What Is The Best Dinghy For Your Boat: An Inflatable Or Rigid Tender?

Cruising sailors will need a dinghy to get people and supplies from the mother ship to shore and to perform maintenance on their yachts. Here's a look at inflatable vs. rigid dinghies and yacht tenders.

Most people start their recreational sailing careers with small boats that can be easily beached or hauled out of the water on a trailer at the boat ramp. If your love of sailing leads you to move up to a bigger boat, however, you will need a small boat known as a "dinghy" or "yacht tender" to get between the mother ship and the shore. Most cruising sized boats have deep keels and cannot approach too close to land other than at deepwater docks. Even if you cruise in a shallow draft catamaran or a yacht with a retractable centerboard keel, you still need a dinghy. On any cruise there will be times that you'll want or need to anchor far from the beach, and a dinghy is an invaluable safety and maintenance aid on any yacht. You can use it to set extra anchors, to float around the hull of your yacht for the purpose of cleaning the topsides and the waterline, and of course, for its main purpose of ferrying people and supplies to and from shore.

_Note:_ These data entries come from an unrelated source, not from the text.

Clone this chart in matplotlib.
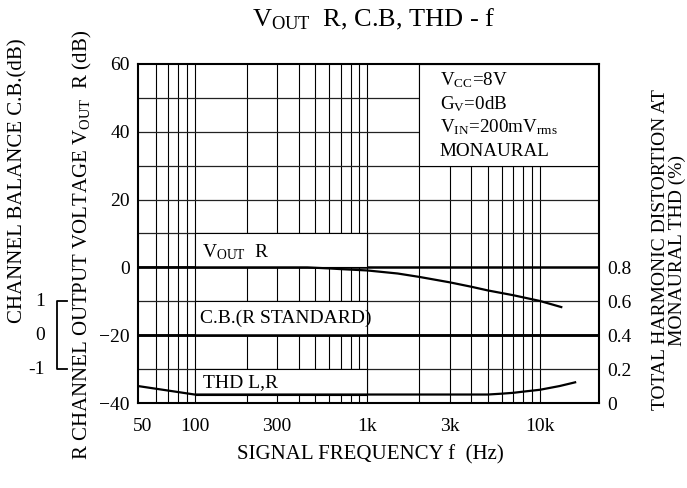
import matplotlib
matplotlib.use("Agg")
import matplotlib.pyplot as plt
import matplotlib.transforms as mtransforms
from matplotlib.patches import Rectangle

plt.rcParams['font.family'] = ['Liberation Serif', 'DejaVu Serif']
plt.rcParams['mathtext.fontset'] = 'custom'
plt.rcParams['mathtext.rm'] = 'Liberation Serif'
plt.rcParams['mathtext.it'] = 'Liberation Serif:italic'
plt.rcParams['font.size'] = 14

# values
vout_freq = [47, 100, 200, 300, 450, 600, 700, 1000, 1500, 2000, 3000, 4000,
             5000, 7000, 10000, 13300]
vout_db = [0, 0, 0, 0, 0, -0.3, -0.5, -0.9, -1.8, -2.8, -4.4, -5.7,
           -6.8, -8.2, -9.9, -11.7]

thd_freq = [47, 100, 200, 500, 1000, 3000, 5000, 6000, 7000, 8000, 10000,
            13000, 16000]
thd_pct = [0.10, 0.05, 0.05, 0.05, 0.05, 0.05, 0.05, 0.055, 0.06, 0.067,
           0.078, 0.1, 0.122]

cb_freq = [47, 22000]
cb_db = [0, 0]

x_ticks = [50, 100, 300, 1000, 3000, 10000]
x_labels = ['50', '100', '300', '1k', '3k', '10k']
y_ticks = [60, 40, 20, 0, -20, -40]
thd_ticks = [0, 0.2, 0.4, 0.6, 0.8]
thd_labels = ['0', '0.2', '0.4', '0.6', '0.8']
cb_ticks = [1, 0, -1]

grid_freq = [m * 10 ** e for e in (1, 2, 3, 4) for m in range(1, 10)
             if 60 <= m * 10 ** e <= 10000]
grid_db = [-30, -10, 10, 20, 30, 40, 50]
major_db = [0, -20]

fig = plt.figure(figsize=(6.87, 4.88), dpi=100)
ax = fig.add_axes([138 / 687, 1 - 403 / 488, 461 / 687, 339 / 488])
ax.set_xscale('log')
ax.set_xlim(47, 22000)
ax.set_ylim(-40, 60)

# grid lines
ax.vlines(grid_freq, -40, 60, colors='black', linewidth=0.8, zorder=1)
ax.hlines(grid_db, 47, 22000, colors='#222222', linewidth=0.9, zorder=1)
ax.hlines(major_db, 47, 22000, colors='black', linewidth=1.8, zorder=1)

# white boxes behind the labels
for (x0, x1, y0, y1) in [(100, 1000, 0, 10), (100, 1000, -20, -10),
                         (100, 1000, -37.5, -30), (2000, 22000, 30, 60)]:
    ax.add_patch(Rectangle((x0, y0), x1 - x0, y1 - y0, facecolor='white',
                           edgecolor='black', linewidth=0.8, zorder=2))

ax.plot(vout_freq, vout_db, color='black', linewidth=1.6, zorder=3)

ax.set_xticks(x_ticks)
ax.set_xticklabels(x_labels)
ax.xaxis.set_minor_locator(matplotlib.ticker.NullLocator())
ax.set_yticks(y_ticks)
ax.tick_params(axis='x', length=0, pad=11)
ax.tick_params(axis='y', length=0, pad=6)
for s in ax.spines.values():
    s.set_linewidth(1.5)
    s.set_zorder(5)

# THD on right axis
ax2 = ax.twinx()
ax2.set_ylim(0, 2.0)
ax2.plot(thd_freq, thd_pct, color='black', linewidth=1.6)
ax2.set_yticks(thd_ticks)
ax2.set_yticklabels(thd_labels)
ax2.tick_params(axis='y', length=0, pad=6)
for s in ax2.spines.values():
    s.set_visible(False)

# channel balance scale (0 at -20 dB, 1 step = 10 dB)
ax3 = ax.twinx()
ax3.set_ylim(-2, 8)
ax3.plot(cb_freq, cb_db, color='black', linewidth=1.8)
ax3.axis('off')
tr = mtransforms.blended_transform_factory(ax3.transAxes, ax3.transData)
ax3.plot([-0.154, -0.176, -0.176, -0.154], [1, 1, -1, -1], color='black',
         linewidth=1.3, transform=tr, clip_on=False)
for v in cb_ticks:
    ax3.text(-0.202, v, str(v), transform=tr, ha='right', va='center')

# in-plot labels
ax.text(110, 4.4, r'V$_{\mathrm{OUT}}$  R', ha='left', va='center', zorder=4)
ax.text(108, -15, 'C.B.(R STANDARD)', ha='left', va='center', zorder=4)
ax.text(112, -34, 'THD L,R', ha='left', va='center', zorder=4)

cond = [r'V$_{\mathrm{CC}}$=8V', r'G$_{\mathrm{V}}$=0dB',
        r'V$_{\mathrm{IN}}$=200mV$_{\mathrm{rms}}$', 'MONAURAL']
for i, t in enumerate(cond):
    ax.text(0.655, 0.953 - i * 0.07, t, transform=ax.transAxes, ha='left',
            va='center', fontsize=13.7, zorder=4)

fig.text(374 / 687, 1 - 19 / 488, r'V$_{\mathrm{OUT}}$  R, C.B, THD - f',
         ha='center', va='center', fontsize=19)
fig.text(370 / 687, 1 - 455 / 488, 'SIGNAL FREQUENCY f  (Hz)',
         ha='center', va='center', fontsize=15)
fig.text(18 / 687, 1 - 38 / 488, 'CHANNEL BALANCE C.B.(dB)', rotation=90,
         ha='center', va='top', fontsize=15)
fig.text(82 / 687, 1 - 245 / 488,
         r'R CHANNEL OUTPUT VOLTAGE V$_{\mathrm{OUT}}$  R (dB)', rotation=90,
         ha='center', va='center', fontsize=15)
fig.text(669 / 687, 1 - 250 / 488,
         'TOTAL HARMONIC DISTORTION AT\nMONAURAL THD (%)', rotation=90,
         ha='center', va='center', linespacing=0.95)

fig.savefig('out.png', dpi=100)
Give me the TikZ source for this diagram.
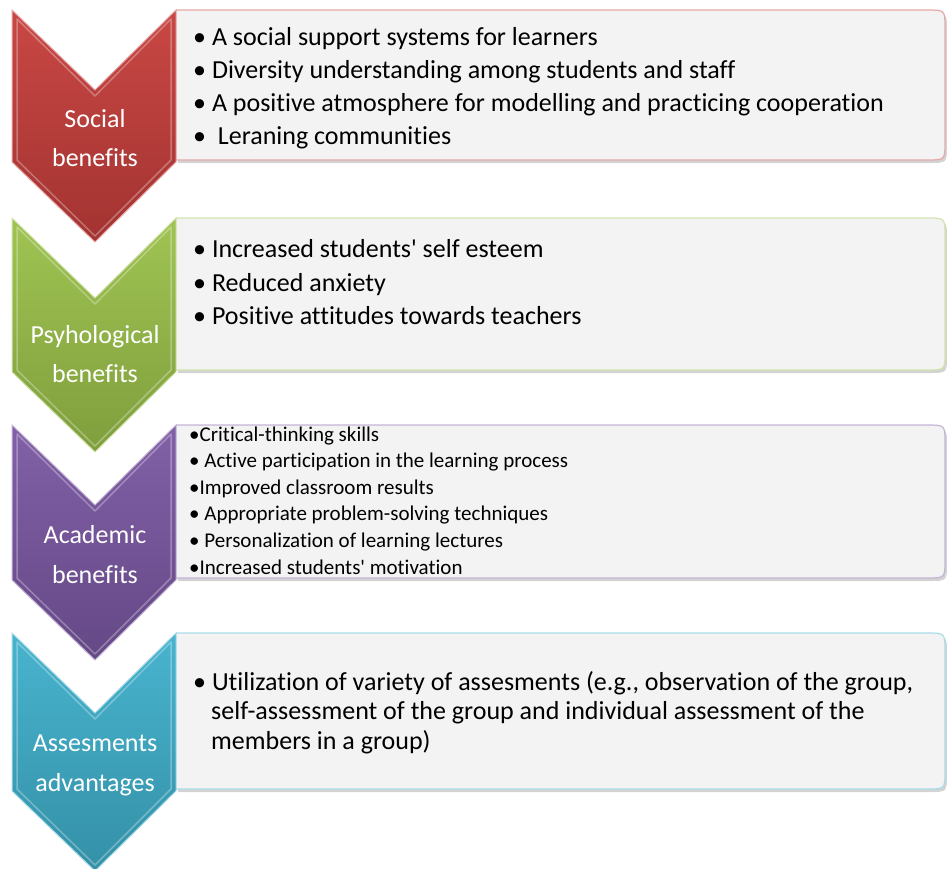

Modern dinghies are available in two types: inflatable or rigid. Each has its advantages and disadvantages, and the proponents of each type swear by them. Inflatable dinghies are sometimes called "Zodiacs," as this is the trademark name of a well-known manufacturer responsible for introducing these boats to the market. Rigid dinghies are built of wood or fiberglass, and are available from manufacturers or custom builders, or can be homebuilt by the user.

Inflatable dinghies have greatly improved in recent years and many are serious boats that can carry big motors and handle rough conditions. The biggest of these are only suitable for tenders on large yachts equipped with lifting davits to make them easy to carry and launch. The chief advantage of an inflatable dinghy is on the smaller cruising boat where space is at a premium. The inflatable can be rolled up and stored in a locker or on a small part of the deck during a passage and then inflated when you arrive at an anchorage and want to explore ashore. One disadvantage of an inflatable is that they don't tow very well, so if your cruising involves lots of short hops from one anchorage to the other, you will have to deflate and stow the dinghy or drag it behind with a resulting loss of boat speed because of its resistance in the water. Inflatable dinghies are quite expensive if you get one of good quality, and even the best ones will only last a few years when subjected to the rugged demands of everyday use in cruising. The cheap ones are so lacking in durability that they are not worth considering. Another disadvantage of inflatable boats is that they do not row well at all, so you will have to carry an outboard and its fuel to power the dinghy. On the plus side, however, inflatables can carry a lot of weight in people and gear, and with a good motor can cover a lot of ground if you want to explore far and wide from your anchorage.



Rigid dinghies are in most cases a whole lot cheaper than inflatables. You can buy a molded one made of plastic or fiberglass, or build your own of marine plywood or cedar strips. Wooden rigid dinghies are lighter in weight than the fiberglass or plastic varieties, so they are worth considering even if you don't have the skills to build one and must hire a boat builder to do it for you. There are many advantages to a rigid dinghy on a cruising yacht. Durability is a major plus, as rigid dinghies can be dragged over rocky beaches without fear of a puncture and do not break down from exposure to sunlight over time. You can safely carry sharp objects like anchors and spear guns in a rigid dinghy and the only maintenance it will likely need is new paint or varnish. The disadvantage of rigid dinghies is that they require more room to stow and some smaller yachts will not have the deck space for one. Although it's best to bring the dinghy aboard and lash it upside down on the deck for a sailing passage, rigid dinghies can be towed much easier than inflatables. Most present little resistance to the water and you will scarcely notice any difference in your sailing speed. Because of this lack of resistance to movement through the water, a well-designed rigid dinghy will be easy to row, so you can save the expense and weight of an outboard motor and its fuel and buy a good pair of oars. Rowing a dinghy is pleasant exercise and the simplicity of this arrangement has great appeal for serious cruisers visiting far-flung destinations.

Ultimately the type of dinghy that is best for you is dependant upon your own preferences and the type of yacht you have and how you will be using it. Some people try each type of dinghy for a period of time before settling on the one that's best for them. Use the above guidelines to weigh the advantages and disadvantages of each type and decide for yourself based on your own personality and preferences.